**Information provided**
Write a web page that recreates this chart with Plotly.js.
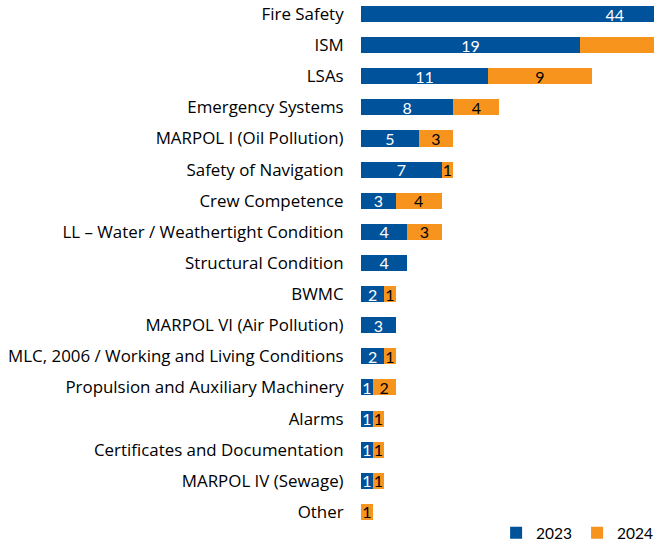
<!DOCTYPE html>
<html><head><meta charset="utf-8">
<script src="https://cdn.plot.ly/plotly-3.0.1.min.js"></script>
<style>html,body{margin:0;padding:0;background:#fff}#chart{width:654px;height:545px}</style>
</head><body><div id="chart"></div>
<script>
const categories = ["Fire Safety","ISM","LSAs","Emergency Systems","MARPOL I (Oil Pollution)","Safety of Navigation","Crew Competence","LL – Water / Weathertight Condition","Structural Condition","BWMC","MARPOL VI (Air Pollution)","MLC, 2006 / Working and Living Conditions","Propulsion and Auxiliary Machinery","Alarms","Certificates and Documentation","MARPOL IV (Sewage)","Other"];
const values2023 = [44,19,11,8,5,7,3,4,4,2,3,2,1,1,1,1,null];
const values2024 = [20,16,9,4,3,1,4,3,null,1,null,1,2,1,1,1,1];
const seriesNames = ["2023","2024"];
const colors = ["#00529B","#F7941D"];
const FONT = "'Open Sans', sans-serif";
const LFONT = "Lato, sans-serif";
const XMAX = 25.4;
function lab(v){return v.map(x=>x==null?"":String(x));}
function pos(base,v){return v.map((x,i)=>{const b=base?(base[i]||0):0;return (x!=null && b+x/2<XMAX-0.6)?"inside":"none";});}
const traces = [
  {type:"bar",orientation:"h",name:seriesNames[0],y:categories,x:values2023,text:lab(values2023),
   textposition:pos(null,values2023),insidetextanchor:"middle",textangle:0,constraintext:"none",
   insidetextfont:{color:"#ffffff",size:16,family:LFONT},marker:{color:colors[0],line:{width:0}},hoverinfo:"x+y"},
  {type:"bar",orientation:"h",name:seriesNames[1],y:categories,x:values2024,text:lab(values2024),
   textposition:pos(values2023,values2024),insidetextanchor:"middle",textangle:0,constraintext:"none",
   insidetextfont:{color:"#000000",size:16,family:LFONT},marker:{color:colors[1],line:{width:0}},hoverinfo:"x+y"}
];
const layout = {
  width:654,height:545,barmode:"stack",bargap:0.485,
  margin:{l:361,r:0,t:0,b:15,pad:0,autoexpand:false},
  paper_bgcolor:"#fff",plot_bgcolor:"#fff",
  font:{family:FONT,size:16.9,color:"#000"},
  xaxis:{range:[0,XMAX],visible:false,fixedrange:true},
  yaxis:{type:"category",range:[16.58,-0.45],showgrid:false,zeroline:false,showline:false,
    ticks:"outside",ticklen:13,tickcolor:"rgba(0,0,0,0)",tickfont:{family:FONT,size:16.9,color:"#000"}},
  showlegend:true,
  legend:{orientation:"h",x:1.014,xanchor:"right",y:-0.006,yanchor:"middle",font:{family:LFONT,size:15.5,color:"#000"},
    traceorder:"normal",itemwidth:30,bgcolor:"rgba(0,0,0,0)"},
  uniformtext:{mode:false}
};
Plotly.newPlot("chart",traces,layout,{displayModeBar:false,staticPlot:true});
</script></body></html>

**Short exercise**
Pictures are excluded; copy all other data exactly as shown.

**The solution**
Write a web page that recreates this chart with Plotly.js.
<!DOCTYPE html>
<html><head><meta charset="utf-8">
<script src="https://cdn.plot.ly/plotly-3.0.1.min.js"></script>
<style>html,body{margin:0;padding:0;background:#fff}#chart{width:654px;height:545px}</style>
</head><body><div id="chart"></div>
<script>
const categories = ["Fire Safety","ISM","LSAs","Emergency Systems","MARPOL I (Oil Pollution)","Safety of Navigation","Crew Competence","LL – Water / Weathertight Condition","Structural Condition","BWMC","MARPOL VI (Air Pollution)","MLC, 2006 / Working and Living Conditions","Propulsion and Auxiliary Machinery","Alarms","Certificates and Documentation","MARPOL IV (Sewage)","Other"];
const values2023 = [44,19,11,8,5,7,3,4,4,2,3,2,1,1,1,1,null];
const values2024 = [20,16,9,4,3,1,4,3,null,1,null,1,2,1,1,1,1];
const seriesNames = ["2023","2024"];
const colors = ["#00529B","#F7941D"];
const FONT = "'Open Sans', sans-serif";
const LFONT = "Lato, sans-serif";
const XMAX = 25.4;
function lab(v){return v.map(x=>x==null?"":String(x));}
function pos(base,v){return v.map((x,i)=>{const b=base?(base[i]||0):0;return (x!=null && b+x/2<XMAX-0.6)?"inside":"none";});}
const traces = [
  {type:"bar",orientation:"h",name:seriesNames[0],y:categories,x:values2023,text:lab(values2023),
   textposition:pos(null,values2023),insidetextanchor:"middle",textangle:0,constraintext:"none",
   insidetextfont:{color:"#ffffff",size:16,family:LFONT},marker:{color:colors[0],line:{width:0}},hoverinfo:"x+y"},
  {type:"bar",orientation:"h",name:seriesNames[1],y:categories,x:values2024,text:lab(values2024),
   textposition:pos(values2023,values2024),insidetextanchor:"middle",textangle:0,constraintext:"none",
   insidetextfont:{color:"#000000",size:16,family:LFONT},marker:{color:colors[1],line:{width:0}},hoverinfo:"x+y"}
];
const layout = {
  width:654,height:545,barmode:"stack",bargap:0.485,
  margin:{l:361,r:0,t:0,b:15,pad:0,autoexpand:false},
  paper_bgcolor:"#fff",plot_bgcolor:"#fff",
  font:{family:FONT,size:16.9,color:"#000"},
  xaxis:{range:[0,XMAX],visible:false,fixedrange:true},
  yaxis:{type:"category",range:[16.58,-0.45],showgrid:false,zeroline:false,showline:false,
    ticks:"outside",ticklen:13,tickcolor:"rgba(0,0,0,0)",tickfont:{family:FONT,size:16.9,color:"#000"}},
  showlegend:true,
  legend:{orientation:"h",x:1.014,xanchor:"right",y:-0.006,yanchor:"middle",font:{family:LFONT,size:15.5,color:"#000"},
    traceorder:"normal",itemwidth:30,bgcolor:"rgba(0,0,0,0)"},
  uniformtext:{mode:false}
};
Plotly.newPlot("chart",traces,layout,{displayModeBar:false,staticPlot:true});
</script></body></html>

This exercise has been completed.